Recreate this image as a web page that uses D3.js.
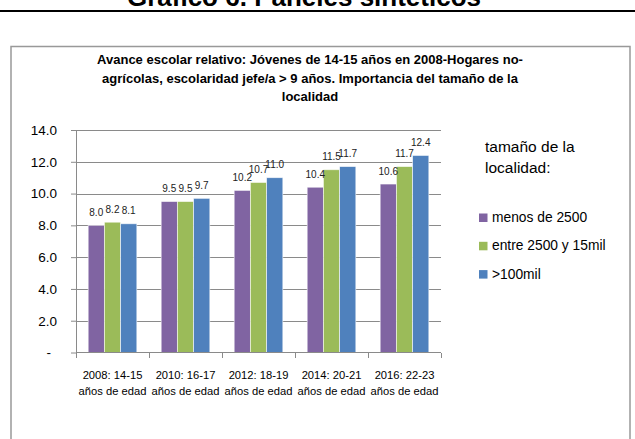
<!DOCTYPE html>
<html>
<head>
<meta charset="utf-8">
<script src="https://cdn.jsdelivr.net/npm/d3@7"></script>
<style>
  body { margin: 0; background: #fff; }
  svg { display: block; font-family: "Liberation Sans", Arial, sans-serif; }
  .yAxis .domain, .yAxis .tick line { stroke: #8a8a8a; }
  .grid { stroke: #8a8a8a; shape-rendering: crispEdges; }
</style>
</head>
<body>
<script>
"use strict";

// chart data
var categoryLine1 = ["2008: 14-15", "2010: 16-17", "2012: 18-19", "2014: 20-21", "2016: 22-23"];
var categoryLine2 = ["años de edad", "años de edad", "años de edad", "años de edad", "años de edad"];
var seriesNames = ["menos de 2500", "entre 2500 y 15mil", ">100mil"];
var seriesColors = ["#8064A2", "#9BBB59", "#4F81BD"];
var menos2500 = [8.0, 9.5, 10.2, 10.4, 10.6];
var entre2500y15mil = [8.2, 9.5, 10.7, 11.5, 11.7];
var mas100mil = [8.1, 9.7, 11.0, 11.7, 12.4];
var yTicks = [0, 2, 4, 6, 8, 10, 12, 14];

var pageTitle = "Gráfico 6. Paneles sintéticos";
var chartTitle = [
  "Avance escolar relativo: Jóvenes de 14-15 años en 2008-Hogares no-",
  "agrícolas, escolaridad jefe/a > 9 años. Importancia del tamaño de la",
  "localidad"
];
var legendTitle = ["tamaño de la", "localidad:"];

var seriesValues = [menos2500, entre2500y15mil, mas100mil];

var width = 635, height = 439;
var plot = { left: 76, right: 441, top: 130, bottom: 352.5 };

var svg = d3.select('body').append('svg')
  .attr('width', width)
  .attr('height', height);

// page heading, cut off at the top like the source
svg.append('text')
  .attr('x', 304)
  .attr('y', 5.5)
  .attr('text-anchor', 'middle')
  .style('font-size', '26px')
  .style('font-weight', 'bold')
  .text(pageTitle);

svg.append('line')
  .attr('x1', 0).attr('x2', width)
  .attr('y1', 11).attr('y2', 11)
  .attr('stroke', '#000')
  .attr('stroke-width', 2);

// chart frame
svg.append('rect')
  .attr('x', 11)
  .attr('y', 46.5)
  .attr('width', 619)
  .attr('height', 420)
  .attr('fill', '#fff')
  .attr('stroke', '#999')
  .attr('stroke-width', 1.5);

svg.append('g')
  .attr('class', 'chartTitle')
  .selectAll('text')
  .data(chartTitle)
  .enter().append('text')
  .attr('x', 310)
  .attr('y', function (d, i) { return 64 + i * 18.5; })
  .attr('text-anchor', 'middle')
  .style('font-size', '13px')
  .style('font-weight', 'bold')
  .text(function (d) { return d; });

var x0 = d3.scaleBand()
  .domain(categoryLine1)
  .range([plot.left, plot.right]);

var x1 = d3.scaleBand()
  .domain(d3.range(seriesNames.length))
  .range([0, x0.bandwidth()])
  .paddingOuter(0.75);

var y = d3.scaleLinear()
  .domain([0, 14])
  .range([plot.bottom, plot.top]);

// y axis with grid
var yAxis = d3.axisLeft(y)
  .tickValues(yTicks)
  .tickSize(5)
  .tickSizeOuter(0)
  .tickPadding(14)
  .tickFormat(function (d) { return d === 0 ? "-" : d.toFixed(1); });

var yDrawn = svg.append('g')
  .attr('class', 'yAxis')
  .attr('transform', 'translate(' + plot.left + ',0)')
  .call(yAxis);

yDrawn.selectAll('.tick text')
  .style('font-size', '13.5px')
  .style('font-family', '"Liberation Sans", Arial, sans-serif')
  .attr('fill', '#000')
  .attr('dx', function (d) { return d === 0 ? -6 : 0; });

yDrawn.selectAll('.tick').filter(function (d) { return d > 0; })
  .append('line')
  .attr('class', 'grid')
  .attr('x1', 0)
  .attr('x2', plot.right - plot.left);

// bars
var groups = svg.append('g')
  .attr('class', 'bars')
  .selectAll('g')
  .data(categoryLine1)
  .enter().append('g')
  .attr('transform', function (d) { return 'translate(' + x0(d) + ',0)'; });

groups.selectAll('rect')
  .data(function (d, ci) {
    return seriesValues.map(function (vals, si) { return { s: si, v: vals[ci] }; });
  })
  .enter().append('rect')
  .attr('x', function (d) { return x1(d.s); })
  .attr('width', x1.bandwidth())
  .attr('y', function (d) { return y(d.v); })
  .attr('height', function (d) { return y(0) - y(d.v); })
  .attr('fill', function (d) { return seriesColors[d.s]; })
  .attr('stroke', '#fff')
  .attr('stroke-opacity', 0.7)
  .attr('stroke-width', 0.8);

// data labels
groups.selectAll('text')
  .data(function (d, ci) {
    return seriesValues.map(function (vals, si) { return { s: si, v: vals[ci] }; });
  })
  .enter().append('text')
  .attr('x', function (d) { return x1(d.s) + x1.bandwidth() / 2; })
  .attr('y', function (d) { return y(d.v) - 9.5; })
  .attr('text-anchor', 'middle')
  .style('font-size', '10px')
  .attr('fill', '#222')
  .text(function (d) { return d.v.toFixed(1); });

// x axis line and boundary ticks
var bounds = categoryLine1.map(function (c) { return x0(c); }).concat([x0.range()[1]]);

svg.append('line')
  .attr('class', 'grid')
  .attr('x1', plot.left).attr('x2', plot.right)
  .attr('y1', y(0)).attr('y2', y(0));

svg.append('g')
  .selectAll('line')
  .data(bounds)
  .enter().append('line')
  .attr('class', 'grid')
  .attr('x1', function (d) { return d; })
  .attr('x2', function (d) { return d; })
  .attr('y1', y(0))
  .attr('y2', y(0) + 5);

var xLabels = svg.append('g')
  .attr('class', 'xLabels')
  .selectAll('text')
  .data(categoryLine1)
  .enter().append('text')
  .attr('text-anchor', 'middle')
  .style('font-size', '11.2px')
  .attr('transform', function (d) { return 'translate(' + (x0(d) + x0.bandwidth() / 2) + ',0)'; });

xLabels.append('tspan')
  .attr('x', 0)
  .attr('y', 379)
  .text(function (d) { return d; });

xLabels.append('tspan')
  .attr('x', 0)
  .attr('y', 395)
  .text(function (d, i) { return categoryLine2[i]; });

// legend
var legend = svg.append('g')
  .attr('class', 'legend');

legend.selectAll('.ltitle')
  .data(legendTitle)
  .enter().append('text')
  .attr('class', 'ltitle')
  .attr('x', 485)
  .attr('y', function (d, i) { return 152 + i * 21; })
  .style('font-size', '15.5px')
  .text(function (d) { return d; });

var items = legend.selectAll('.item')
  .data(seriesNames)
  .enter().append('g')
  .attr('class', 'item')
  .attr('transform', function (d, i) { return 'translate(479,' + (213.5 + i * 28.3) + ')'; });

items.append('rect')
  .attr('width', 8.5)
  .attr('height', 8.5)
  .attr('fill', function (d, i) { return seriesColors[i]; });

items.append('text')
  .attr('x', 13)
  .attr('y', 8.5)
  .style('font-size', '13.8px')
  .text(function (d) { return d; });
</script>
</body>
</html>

* _SET TASK_
What is needed is an exact reproduction of the data, pictures excluded.

* _RESULT FOR THIS TASK_
Recreate this image as a web page that uses D3.js.
<!DOCTYPE html>
<html>
<head>
<meta charset="utf-8">
<script src="https://cdn.jsdelivr.net/npm/d3@7"></script>
<style>
  body { margin: 0; background: #fff; }
  svg { display: block; font-family: "Liberation Sans", Arial, sans-serif; }
  .yAxis .domain, .yAxis .tick line { stroke: #8a8a8a; }
  .grid { stroke: #8a8a8a; shape-rendering: crispEdges; }
</style>
</head>
<body>
<script>
"use strict";

// chart data
var categoryLine1 = ["2008: 14-15", "2010: 16-17", "2012: 18-19", "2014: 20-21", "2016: 22-23"];
var categoryLine2 = ["años de edad", "años de edad", "años de edad", "años de edad", "años de edad"];
var seriesNames = ["menos de 2500", "entre 2500 y 15mil", ">100mil"];
var seriesColors = ["#8064A2", "#9BBB59", "#4F81BD"];
var menos2500 = [8.0, 9.5, 10.2, 10.4, 10.6];
var entre2500y15mil = [8.2, 9.5, 10.7, 11.5, 11.7];
var mas100mil = [8.1, 9.7, 11.0, 11.7, 12.4];
var yTicks = [0, 2, 4, 6, 8, 10, 12, 14];

var pageTitle = "Gráfico 6. Paneles sintéticos";
var chartTitle = [
  "Avance escolar relativo: Jóvenes de 14-15 años en 2008-Hogares no-",
  "agrícolas, escolaridad jefe/a > 9 años. Importancia del tamaño de la",
  "localidad"
];
var legendTitle = ["tamaño de la", "localidad:"];

var seriesValues = [menos2500, entre2500y15mil, mas100mil];

var width = 635, height = 439;
var plot = { left: 76, right: 441, top: 130, bottom: 352.5 };

var svg = d3.select('body').append('svg')
  .attr('width', width)
  .attr('height', height);

// page heading, cut off at the top like the source
svg.append('text')
  .attr('x', 304)
  .attr('y', 5.5)
  .attr('text-anchor', 'middle')
  .style('font-size', '26px')
  .style('font-weight', 'bold')
  .text(pageTitle);

svg.append('line')
  .attr('x1', 0).attr('x2', width)
  .attr('y1', 11).attr('y2', 11)
  .attr('stroke', '#000')
  .attr('stroke-width', 2);

// chart frame
svg.append('rect')
  .attr('x', 11)
  .attr('y', 46.5)
  .attr('width', 619)
  .attr('height', 420)
  .attr('fill', '#fff')
  .attr('stroke', '#999')
  .attr('stroke-width', 1.5);

svg.append('g')
  .attr('class', 'chartTitle')
  .selectAll('text')
  .data(chartTitle)
  .enter().append('text')
  .attr('x', 310)
  .attr('y', function (d, i) { return 64 + i * 18.5; })
  .attr('text-anchor', 'middle')
  .style('font-size', '13px')
  .style('font-weight', 'bold')
  .text(function (d) { return d; });

var x0 = d3.scaleBand()
  .domain(categoryLine1)
  .range([plot.left, plot.right]);

var x1 = d3.scaleBand()
  .domain(d3.range(seriesNames.length))
  .range([0, x0.bandwidth()])
  .paddingOuter(0.75);

var y = d3.scaleLinear()
  .domain([0, 14])
  .range([plot.bottom, plot.top]);

// y axis with grid
var yAxis = d3.axisLeft(y)
  .tickValues(yTicks)
  .tickSize(5)
  .tickSizeOuter(0)
  .tickPadding(14)
  .tickFormat(function (d) { return d === 0 ? "-" : d.toFixed(1); });

var yDrawn = svg.append('g')
  .attr('class', 'yAxis')
  .attr('transform', 'translate(' + plot.left + ',0)')
  .call(yAxis);

yDrawn.selectAll('.tick text')
  .style('font-size', '13.5px')
  .style('font-family', '"Liberation Sans", Arial, sans-serif')
  .attr('fill', '#000')
  .attr('dx', function (d) { return d === 0 ? -6 : 0; });

yDrawn.selectAll('.tick').filter(function (d) { return d > 0; })
  .append('line')
  .attr('class', 'grid')
  .attr('x1', 0)
  .attr('x2', plot.right - plot.left);

// bars
var groups = svg.append('g')
  .attr('class', 'bars')
  .selectAll('g')
  .data(categoryLine1)
  .enter().append('g')
  .attr('transform', function (d) { return 'translate(' + x0(d) + ',0)'; });

groups.selectAll('rect')
  .data(function (d, ci) {
    return seriesValues.map(function (vals, si) { return { s: si, v: vals[ci] }; });
  })
  .enter().append('rect')
  .attr('x', function (d) { return x1(d.s); })
  .attr('width', x1.bandwidth())
  .attr('y', function (d) { return y(d.v); })
  .attr('height', function (d) { return y(0) - y(d.v); })
  .attr('fill', function (d) { return seriesColors[d.s]; })
  .attr('stroke', '#fff')
  .attr('stroke-opacity', 0.7)
  .attr('stroke-width', 0.8);

// data labels
groups.selectAll('text')
  .data(function (d, ci) {
    return seriesValues.map(function (vals, si) { return { s: si, v: vals[ci] }; });
  })
  .enter().append('text')
  .attr('x', function (d) { return x1(d.s) + x1.bandwidth() / 2; })
  .attr('y', function (d) { return y(d.v) - 9.5; })
  .attr('text-anchor', 'middle')
  .style('font-size', '10px')
  .attr('fill', '#222')
  .text(function (d) { return d.v.toFixed(1); });

// x axis line and boundary ticks
var bounds = categoryLine1.map(function (c) { return x0(c); }).concat([x0.range()[1]]);

svg.append('line')
  .attr('class', 'grid')
  .attr('x1', plot.left).attr('x2', plot.right)
  .attr('y1', y(0)).attr('y2', y(0));

svg.append('g')
  .selectAll('line')
  .data(bounds)
  .enter().append('line')
  .attr('class', 'grid')
  .attr('x1', function (d) { return d; })
  .attr('x2', function (d) { return d; })
  .attr('y1', y(0))
  .attr('y2', y(0) + 5);

var xLabels = svg.append('g')
  .attr('class', 'xLabels')
  .selectAll('text')
  .data(categoryLine1)
  .enter().append('text')
  .attr('text-anchor', 'middle')
  .style('font-size', '11.2px')
  .attr('transform', function (d) { return 'translate(' + (x0(d) + x0.bandwidth() / 2) + ',0)'; });

xLabels.append('tspan')
  .attr('x', 0)
  .attr('y', 379)
  .text(function (d) { return d; });

xLabels.append('tspan')
  .attr('x', 0)
  .attr('y', 395)
  .text(function (d, i) { return categoryLine2[i]; });

// legend
var legend = svg.append('g')
  .attr('class', 'legend');

legend.selectAll('.ltitle')
  .data(legendTitle)
  .enter().append('text')
  .attr('class', 'ltitle')
  .attr('x', 485)
  .attr('y', function (d, i) { return 152 + i * 21; })
  .style('font-size', '15.5px')
  .text(function (d) { return d; });

var items = legend.selectAll('.item')
  .data(seriesNames)
  .enter().append('g')
  .attr('class', 'item')
  .attr('transform', function (d, i) { return 'translate(479,' + (213.5 + i * 28.3) + ')'; });

items.append('rect')
  .attr('width', 8.5)
  .attr('height', 8.5)
  .attr('fill', function (d, i) { return seriesColors[i]; });

items.append('text')
  .attr('x', 13)
  .attr('y', 8.5)
  .style('font-size', '13.8px')
  .text(function (d) { return d; });
</script>
</body>
</html>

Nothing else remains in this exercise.